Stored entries
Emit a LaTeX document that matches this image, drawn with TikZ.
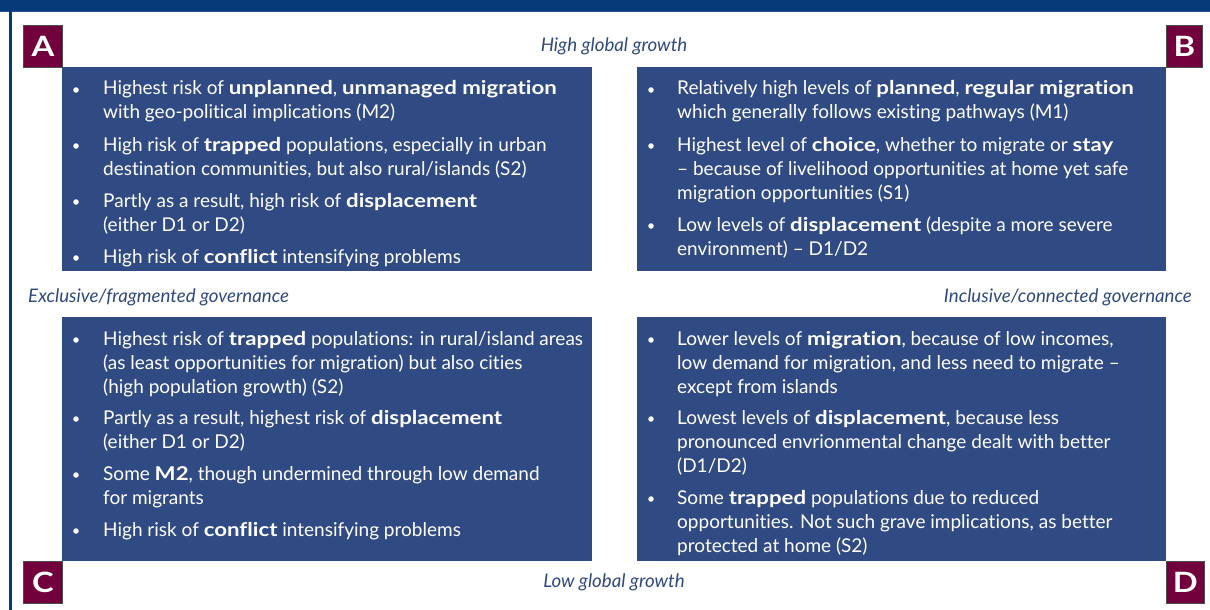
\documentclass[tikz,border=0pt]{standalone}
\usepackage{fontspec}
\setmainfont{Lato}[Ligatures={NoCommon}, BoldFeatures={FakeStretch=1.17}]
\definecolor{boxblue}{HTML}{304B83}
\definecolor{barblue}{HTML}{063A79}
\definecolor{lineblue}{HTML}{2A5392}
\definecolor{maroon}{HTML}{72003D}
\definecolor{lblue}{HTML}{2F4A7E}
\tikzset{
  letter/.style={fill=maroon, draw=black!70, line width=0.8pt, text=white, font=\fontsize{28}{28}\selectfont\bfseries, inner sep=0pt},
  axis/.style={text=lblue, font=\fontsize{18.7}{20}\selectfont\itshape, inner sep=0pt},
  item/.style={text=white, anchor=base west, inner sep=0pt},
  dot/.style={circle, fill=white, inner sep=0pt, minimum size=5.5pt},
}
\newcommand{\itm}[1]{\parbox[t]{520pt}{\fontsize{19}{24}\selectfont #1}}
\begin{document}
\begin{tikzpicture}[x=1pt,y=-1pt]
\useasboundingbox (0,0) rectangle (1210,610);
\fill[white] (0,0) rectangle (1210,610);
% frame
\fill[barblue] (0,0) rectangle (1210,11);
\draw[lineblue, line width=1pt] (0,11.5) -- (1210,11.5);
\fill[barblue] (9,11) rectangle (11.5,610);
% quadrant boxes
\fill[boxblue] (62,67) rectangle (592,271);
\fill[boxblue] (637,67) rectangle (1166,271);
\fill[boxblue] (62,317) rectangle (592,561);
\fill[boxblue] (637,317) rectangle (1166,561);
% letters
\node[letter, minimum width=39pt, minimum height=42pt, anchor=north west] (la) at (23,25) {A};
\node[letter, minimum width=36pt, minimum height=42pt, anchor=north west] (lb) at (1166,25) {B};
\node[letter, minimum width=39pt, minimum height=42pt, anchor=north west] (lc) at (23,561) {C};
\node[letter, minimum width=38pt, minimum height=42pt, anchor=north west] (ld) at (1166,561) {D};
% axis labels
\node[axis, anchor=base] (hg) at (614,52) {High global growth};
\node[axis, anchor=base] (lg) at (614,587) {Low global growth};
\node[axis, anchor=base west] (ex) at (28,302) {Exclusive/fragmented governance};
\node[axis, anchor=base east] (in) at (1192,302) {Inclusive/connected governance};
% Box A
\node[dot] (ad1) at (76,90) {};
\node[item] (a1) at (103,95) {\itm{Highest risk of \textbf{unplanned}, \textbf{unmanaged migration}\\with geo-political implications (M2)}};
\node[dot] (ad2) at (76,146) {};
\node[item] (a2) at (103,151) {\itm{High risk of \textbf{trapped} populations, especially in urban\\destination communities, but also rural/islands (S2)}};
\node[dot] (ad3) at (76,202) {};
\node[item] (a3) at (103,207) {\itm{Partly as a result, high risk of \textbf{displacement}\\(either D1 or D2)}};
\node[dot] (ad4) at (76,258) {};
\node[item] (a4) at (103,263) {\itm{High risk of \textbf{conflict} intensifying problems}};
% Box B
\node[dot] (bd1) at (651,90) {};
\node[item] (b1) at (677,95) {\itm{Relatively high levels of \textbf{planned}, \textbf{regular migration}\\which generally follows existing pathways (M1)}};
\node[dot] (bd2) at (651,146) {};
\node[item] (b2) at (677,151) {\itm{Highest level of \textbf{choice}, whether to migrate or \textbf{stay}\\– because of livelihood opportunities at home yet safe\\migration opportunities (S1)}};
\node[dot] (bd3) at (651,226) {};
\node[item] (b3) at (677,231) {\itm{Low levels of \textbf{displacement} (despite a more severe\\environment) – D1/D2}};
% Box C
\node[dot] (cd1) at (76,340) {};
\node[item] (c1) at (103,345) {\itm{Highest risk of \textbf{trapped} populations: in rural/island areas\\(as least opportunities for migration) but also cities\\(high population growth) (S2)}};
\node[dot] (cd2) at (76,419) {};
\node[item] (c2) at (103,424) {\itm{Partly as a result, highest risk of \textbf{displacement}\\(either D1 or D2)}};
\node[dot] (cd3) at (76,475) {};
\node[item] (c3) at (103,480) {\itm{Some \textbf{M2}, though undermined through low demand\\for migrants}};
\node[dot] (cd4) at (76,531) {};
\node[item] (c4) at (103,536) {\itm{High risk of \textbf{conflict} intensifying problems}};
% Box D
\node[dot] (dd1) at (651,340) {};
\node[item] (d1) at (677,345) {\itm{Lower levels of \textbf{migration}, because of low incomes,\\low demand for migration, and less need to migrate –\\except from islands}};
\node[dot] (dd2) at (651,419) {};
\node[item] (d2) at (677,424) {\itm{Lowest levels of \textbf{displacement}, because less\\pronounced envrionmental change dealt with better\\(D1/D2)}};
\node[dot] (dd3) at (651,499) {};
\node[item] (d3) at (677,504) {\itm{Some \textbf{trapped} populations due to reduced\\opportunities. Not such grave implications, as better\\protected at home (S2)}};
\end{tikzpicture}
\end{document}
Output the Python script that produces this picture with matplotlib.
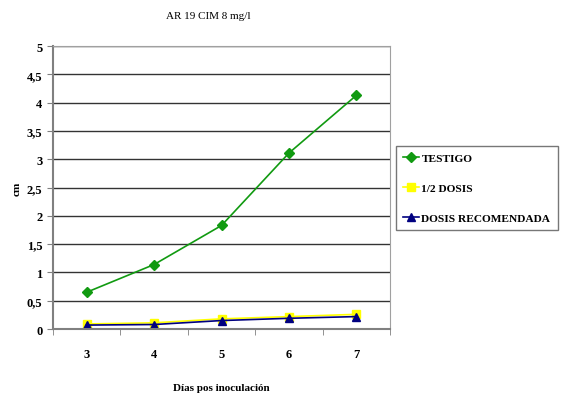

_What you have to do_.
Copy out every line in the entries above that holds "with".

_Finished answer_.
Emit a LaTeX document that matches this image, drawn with TikZ.
\node[item] (a1) at (103,95) {\itm{Highest risk of \textbf{unplanned}, \textbf{unmanaged migration}\\with geo-political implications (M2)}};
\node[item] (d2) at (677,424) {\itm{Lowest levels of \textbf{displacement}, because less\\pronounced envrionmental change dealt with better\\(D1/D2)}};
Output the Python script that produces this picture with matplotlib.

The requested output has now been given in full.